California vs. the Entertainment Merchants Association and Entertainment Software Association. This case concerns the law, passed in 2005, that got the ball rolling that stopped last week in Washington DC, at the steps of the Supreme Court. Boiled down, the law institutes a $1000.00 penalty per infraction for the sale of violent video games to minors. What constituted a “violent video game” was to be determined by the State using a variation of the Miller Test, slanted towards violence instead of titties. Currently games are rated by the ESRB (Entertainment Software Ratings Board) as anywhere from “Early Childhood” to “Adults Only”. These ratings are suggestions only and are not legally enforceable.
At first blush, this doesn’t seem like such a big deal. Since parents effectively own their children until 18 years of age, it makes sense that they should have the ability to censor that child’s experience of the world in any way that aligns with their own narrow, self-interested point of view. And if you’re gonna make it illegal to sell crap to kids, there has to be a penalty, right? Right.
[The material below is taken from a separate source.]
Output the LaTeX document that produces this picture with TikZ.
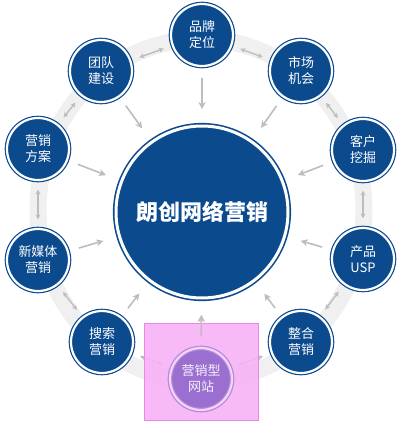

But that’s not the problem here.
The problem is with the yardstick. I’ll give you an example. Let’s say I were asking you to approve content for your four year old. Would it be okay if I showed her a stabbing? How about someone getting blown up? Run down by a car? It sounds horrible, but if you add falling off a cliff and struck on the head by a plummeting anvil (ACME brand, of course) it starts to make a bit more sense. Utilizing this test doesn’t just cover your Grand Theft Autos and your Postal IIs, even Super Mario Bros. was deemed violent enough to keep out of the hands of the kiddies.
The law (and the test) makes no distinction between cartoonish violence and realistic violence, because if it did the whole thing would immediately fall apart. Video games, no matter how realistic, are all depicting fake violence. And our tolerance for fake violence is so much greater than it is for real violence, you might begin to suspect that they’re not even the same thing.
Human children have always been raised on images of violence. Antonin Scalia (of all people) asked how this law might eventually affect Grimm’s Fairie Tales, a classic set of horrifying and deeply violent tales that pretty much any kid in the literate world knows by heart in one form or another. I can’t think of a single Disney movie that wouldn’t fall into this category.
The State of California maintains that video games create their own special category, owing to the increased involvement of the user. (Compared to books or video entertainment.) To be fair, there are studies that support this. To be subversive, many of those studies have been discredited by more legitimate statisticians, and there are an even greater number of studies that show no causal link between violent video games and violent gamers. (There has been a proven inclination for violent people to be attracted to violent games, but duh.) Overall, while the sales of video games to minors has risen dramatically in the past decade, violent offenses among the same groups has fallen to an all time low.
Thus far the Governator and his posse of censors have been defeated in court twice, as has every other state that has tried this. California is the first to appeal even once, much less all the way to the Supreme Court. Watchers of the Supremes say that while it is not necessarily an open and shut case, it would be both unusual and out of character for the court to rule against the First Amendment, protecting freedom of speech and beating up fake hookers. The court did indicate that they might be more willing to look at a narrower law to “protect” the kiddies, possibly indicating that they are less willing to let this one fly.
One way or another, a decision is expected in June.